Everybody in the restaurant seemed most sncere. I generally know when people are trying to put something over on me, and I didn't get that feeling here. Neither did Carrie nor the man from Oklahoma. The three of us got up to leave and pay our bills. We thanked everybody for their stories and information and walked out into the parking lot.

The Archuleta Mesa looms on the horizon north of Dulce, and north of that there is nothing but national forest and Indian reservations well into southern Colorado. There is no telling what might be happening on the other side of the mesa out of view of the citizens of Dulce.
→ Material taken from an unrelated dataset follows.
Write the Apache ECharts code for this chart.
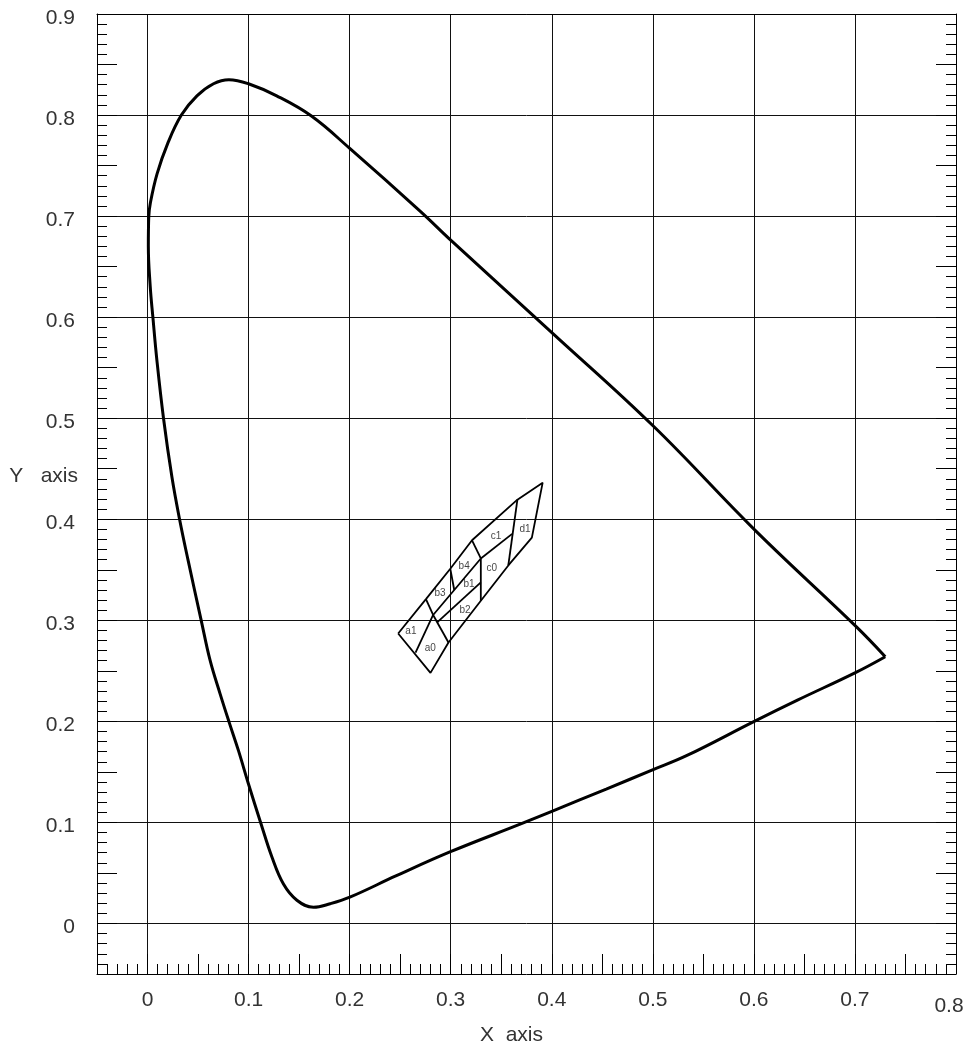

There are no roads or no towns for miles. This is an ideally isolated location for such an Alien Base, still close enough to a small bastion of civilization but far enough off the beaten path to be ignored by most tourists and others who might pass through Dulce unaware of anything.

Atop Archuleta Mesa is a cluster of antennae. We were told that these antennae are used by local television stations and other communications businesses to transmit images and data. And I personally have no doubt about that. On the other hand, if the reptilians who are conducting all these high-tech experiments inside the mesa are so advanced, then it would certainly be no problem for them to tap into these transmission antennae and, if nothing else, watch some local television programs. Don't you know they get a chuckle out of that?!

Carrie and I said goodbye to the man from Oklahoma, and I gave him one of my calling cards with my website URLs. Then Carrie and I got into her car and drove away. Just as we were pulling out of the Best Western parking lot, the boombox in the back seat came on, all by itself.

"Did you turn that on?" I asked Carrie.

"No. Did you?" she said.

"No." I leaned over into the back seat and turned it off. "I wonder what caused that to happen," I remarked to Carrie.

"Yes, I wonder." She glanced quickly at me and drove out onto the highway back to Chama.